Monday, April 3, 2017

Tyler, Selma, and Old Cahawba

For her birthday my mom wanted me to go with her to see where her father grew up. She was 14 when he died, and he was 22 years older than my grandmother, so he is a mystery to most of my family. My grandmother knew him best, but her memory is all but gone now.

My grandfather grew up in the Selma area. His name was Herbert Lamar but people called him Herb or Lamar. He was a dentist.

First we stopped off of US-80 near Tyler, Alabama, where my grandfather's homeplace was. The old house burned down, but my mom's half-cousin's widower named Jimmy lives in a newer house on the property. He was an older man, "a good country boy" as my mom called him. He has a white house on the edge of a field with crinums planted along the front porch.

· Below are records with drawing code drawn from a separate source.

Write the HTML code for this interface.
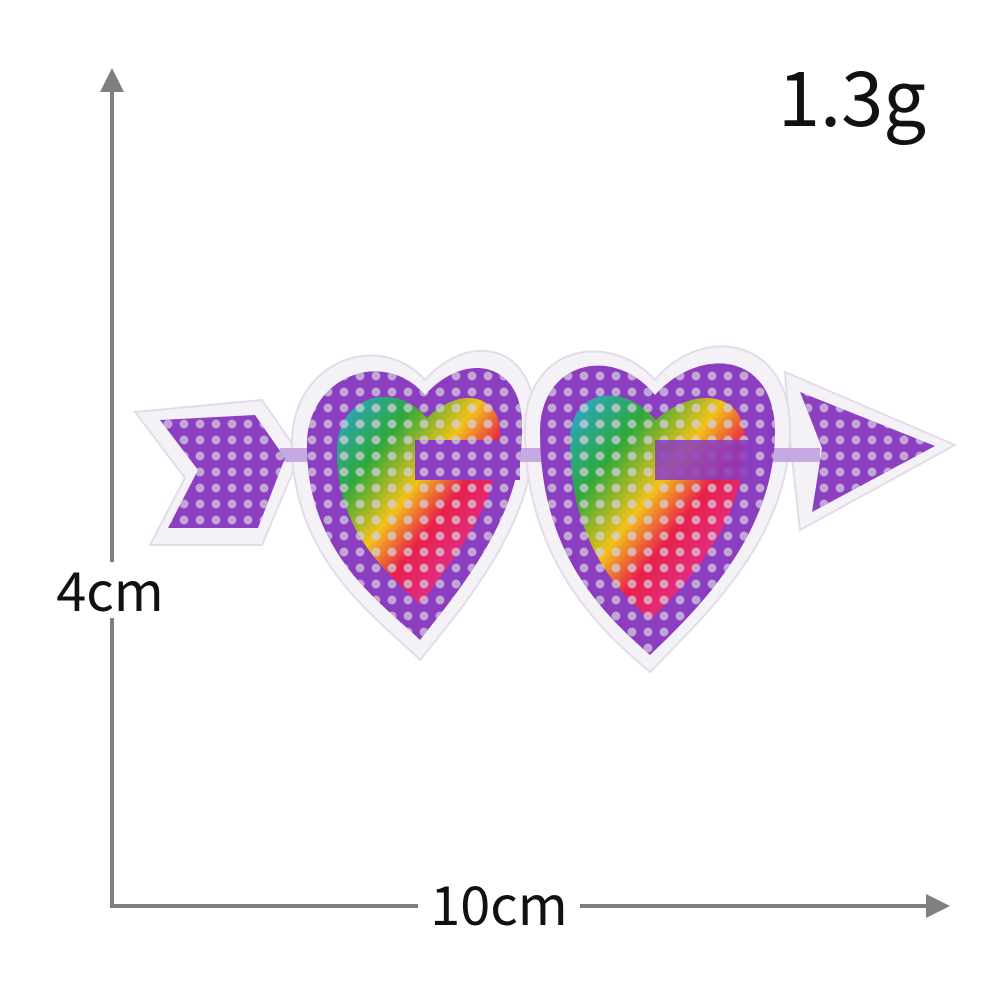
<!DOCTYPE html>
<html><head><meta charset="utf-8"><style>
html,body{margin:0;padding:0;background:#fff;width:1000px;height:1000px;overflow:hidden}
svg{display:block}
text{font-family:"Noto Sans CJK SC","Liberation Sans",sans-serif;fill:#111}
</style></head><body>
<svg width="1000" height="1000" viewBox="0 0 1000 1000">
<defs>
<linearGradient id="rb" x1="0" y1="0" x2="1" y2="1">
<stop offset="0" stop-color="#2aa6e0"/><stop offset="0.25" stop-color="#2fa83a"/>
<stop offset="0.45" stop-color="#f2c21a"/><stop offset="0.6" stop-color="#e8204a"/>
<stop offset="0.8" stop-color="#e0308f"/><stop offset="1" stop-color="#3a3ac0"/></linearGradient>
<pattern id="dots" width="16" height="16" patternUnits="userSpaceOnUse">
<circle cx="8" cy="8" r="4.5" fill="#d8d0e0" opacity="0.7"/></pattern>
</defs>
<g>
<line x1="112" y1="86" x2="112" y2="906" stroke="#7f7f7f" stroke-width="4"/>
<polygon points="112,68 100,92 124,92" fill="#7f7f7f"/>
</g>
<g>
<line x1="110" y1="906" x2="928" y2="906" stroke="#7f7f7f" stroke-width="4"/>
<polygon points="950,906 926,894 926,918" fill="#7f7f7f"/>
</g>
<rect x="48" y="562" width="125" height="56" fill="#fff"/>
<text x="110" y="611" font-size="54" text-anchor="middle">4cm</text>
<rect x="418" y="876" width="162" height="58" fill="#fff"/>
<text x="499" y="925" font-size="54" text-anchor="middle">10cm</text>
<text x="852" y="126" font-size="76" text-anchor="middle">1.3g</text>

<g>
<g fill="#f4f2f7" stroke="#e2dcea" stroke-width="2">
<polygon points="135,412 262,400 300,455 262,545 150,545 185,478"/>
<polygon points="785,372 955,445 800,530 790,440"/>
<path d="M420,660 C380,620 290,560 292,440 C294,360 380,330 425,380 C470,330 535,345 535,420 C540,520 460,610 420,660Z"/>
<path d="M650,672 C600,630 525,560 525,430 C525,345 610,330 655,380 C700,325 790,335 790,430 C790,540 700,620 650,672Z"/>
</g>
<rect x="280" y="448" width="540" height="14" fill="#c6a9e3"/>
<polygon points="160,420 255,415 285,458 258,528 168,528 198,470" fill="#8c3fc0"/>
<polygon points="160,420 255,415 285,458 258,528 168,528 198,470" fill="url(#dots)"/>
<polygon points="800,392 935,446 812,512 822,448" fill="#8c3fc0"/>
<polygon points="800,392 935,446 812,512 822,448" fill="url(#dots)"/>
<path d="M420,640 C385,605 305,555 307,442 C309,375 385,348 425,395 C465,350 522,362 522,425 C525,515 455,595 420,640Z" fill="#8a3dbf"/>
<path d="M420,605 C392,575 335,535 337,448 C339,395 395,380 427,418 C460,385 500,395 500,432 C502,505 448,565 420,605Z" fill="url(#rb)"/>
<path d="M420,640 C385,605 305,555 307,442 C309,375 385,348 425,395 C465,350 522,362 522,425 C525,515 455,595 420,640Z" fill="url(#dots)"/>
<path d="M650,655 C605,615 540,555 540,432 C540,360 615,345 655,395 C700,345 775,352 775,432 C775,535 695,612 650,655Z" fill="#8a3dbf"/>
<path d="M650,620 C615,588 570,540 570,440 C570,390 622,380 656,420 C695,385 745,392 745,440 C745,525 685,585 650,620Z" fill="url(#rb)"/>
<path d="M650,655 C605,615 540,555 540,432 C540,360 615,345 655,395 C700,345 775,352 775,432 C775,535 695,612 650,655Z" fill="url(#dots)"/>
<rect x="415" y="440" width="105" height="40" fill="#8a3dbf"/>
<rect x="415" y="440" width="105" height="40" fill="url(#dots)"/>
<rect x="655" y="440" width="100" height="40" fill="#8a3dbf" opacity="0.85"/>
</g>
</svg>
</body></html>
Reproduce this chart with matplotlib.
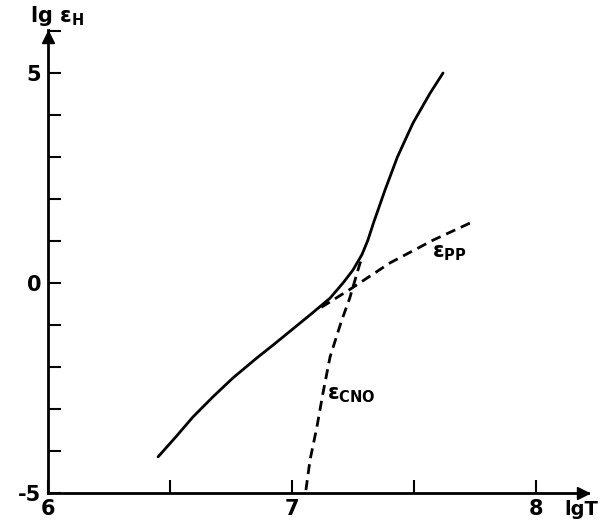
import numpy as np
import matplotlib.pyplot as plt
from matplotlib.ticker import MultipleLocator, FixedLocator

plt.rcParams['font.family'] = ['DejaVu Sans']
plt.rcParams['font.weight'] = 'bold'
plt.rcParams['axes.unicode_minus'] = False
plt.rcParams['mathtext.fontset'] = 'custom'
plt.rcParams['mathtext.rm'] = 'DejaVu Sans:bold'

# total hydrogen burning rate, lg eps_H vs lg T
lgT_total = [6.451, 6.520, 6.594, 6.676, 6.758, 6.861, 6.922, 7.074, 7.156,
             7.209, 7.250, 7.287, 7.311, 7.334, 7.381, 7.432, 7.496, 7.566,
             7.619]
lg_eps_total = [-4.14, -3.69, -3.19, -2.71, -2.26, -1.76, -1.48, -0.76, -0.36,
                0.0, 0.31, 0.68, 1.02, 1.43, 2.21, 3.0, 3.81, 4.52, 5.0]

# pp chain
lgT_pp = [7.12, 7.238, 7.402, 7.578, 7.738]
lg_eps_pp = [-0.58, -0.15, 0.48, 1.02, 1.45]

# CNO cycle
lgT_cno = [7.057, 7.074, 7.102, 7.127, 7.156, 7.203, 7.236, 7.275, 7.285]
lg_eps_cno = [-4.93, -4.21, -3.43, -2.62, -1.76, -0.90, -0.37, 0.40, 0.58]

x_ticks_major = [6, 7, 8]
x_ticks_minor = [6.5, 7.5]
y_labels = [-5, 0, 5]

W, H = 602, 522
fig = plt.figure(figsize=(W / 100, H / 100), dpi=100)
x0, x1, y0, y1 = 48, 588, 493, 30
ax = fig.add_axes([x0 / W, (H - y0) / H, (x1 - x0) / W, (y0 - y1) / H])

ax.set_xlim(6, 6 + (x1 - x0) / 244)
ax.set_ylim(-5, -5 + (y0 - y1) / 42)

dash = (3.6, 2.2)
ax.plot(lgT_total, lg_eps_total, color='black', lw=2.0,
        solid_capstyle='round', solid_joinstyle='round')
ax.plot(lgT_pp, lg_eps_pp, color='black', lw=2.0, dashes=dash)
ax.plot(lgT_cno, lg_eps_cno, color='black', lw=2.0, dashes=dash)

for side in ('top', 'right'):
    ax.spines[side].set_visible(False)
for side in ('left', 'bottom'):
    ax.spines[side].set_linewidth(2.0)

# arrow heads at the ends of the axes
ax.plot(0.99, 0, '>k', ms=9, transform=ax.transAxes, clip_on=False)
ax.plot(0, 0.985, '^k', ms=9, transform=ax.transAxes, clip_on=False)

ax.xaxis.set_major_locator(FixedLocator(x_ticks_major))
ax.xaxis.set_minor_locator(FixedLocator(x_ticks_minor))
ax.yaxis.set_major_locator(FixedLocator(y_labels))
ax.yaxis.set_minor_locator(MultipleLocator(1))
ax.tick_params(which='both', direction='in', length=9.4, width=1.5,
               labelsize=15)
ax.tick_params(axis='x', pad=4)
ax.tick_params(axis='y', pad=5)
ax.set_xticklabels([str(v) for v in x_ticks_major])
ax.set_yticklabels([str(v) for v in y_labels])

tkw = dict(fontsize=15, clip_on=False, va='baseline', ha='left')
ax.text(5.926, 6.21, r'lg ε$_{\mathrm{H}}$', **tkw)
ax.text(8.115, -5.52, 'lgT', fontsize=14, clip_on=False,
        va='baseline', ha='left')
ax.text(7.574, 0.62, r'ε$_{\mathrm{PP}}$', **tkw)
ax.text(7.143, -2.76, r'ε$_{\mathrm{CNO}}$', **tkw)

fig.savefig('out.png', dpi=100)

He had two large dogs that barked and jumped all over us. He would yell at them and hit them with a horse whip.

He showed us all the old photos he could find. He misplaced the best old album, but he found a metal box with half-burned pictures from the old house that burned down. It was one of those old Southern houses with 12-foot-high ceilings. "I know," he said, "because they had me paint the walls one time when I was coming up."

From there, we drove to Selma and picked up some belongings of one of my mom's cousins that were being stored in a church there.

We drove around town and ate at an awesome bar-b-q place. We were the only white people there.

We stopped at Sturdivant Hall, an antebellum mansion in Selma.

Sturdivant Hall, Selma, Alabama
Then we went to Live Oak Cemetery in Selma. We don't have relatives buried there, that we know of, but it's a beautiful old cemetery.

Me, posing with the live oaks
Confederate veterans
Next we went to Old Cahawba, the site of Alabama's first state capital. It was built on the site of an old Indian village where the Cahaba River runs into the Alabama River. Almost nothing is left of the town, other than an extensive grid of dirt streets, and occasional columns, ruins, and cemeteries. It's a eerie place.

One of the few intact buildings is a two-story slave quarters. The main house was in front of this but now all you can see are the four corners of its foundation. When I went to Old Cahawba ten years ago, there was a two-level porch with columns on this house, which are now gone (removed?).

Slave quarters at Old Cahawba
In the old graveyard in Old Cahawba there are planted a lot of trifoliate orange trees (Poncirus trifoliata). These are Chinese relatives of citrus with vicious thorns. The lady in the information office said it was to remind visitors of the Crown of Thorns.

Artesian well in Old Cahawba
After Old Cahawba we went to a church south of Selma where some relatives were supposed to be buried.
Shiloh Baptist Church, near Sardis, Alabama
Shiloh Baptist Church
Family graves:

My great-great grandmother, Emma Huffman (my maternal grandfather's maternal grandmother). My great-great-grandfather was buried next to her, along with some distant uncles and cousins.

1 comment:

  1. Shiloh was the name of the Baptist Church my mom grew up at in Saraland, and that I spent some time at as a kid. And I miss live oaks dearly! We just don't have very many large trees out here, the largest probably being cottonwoods.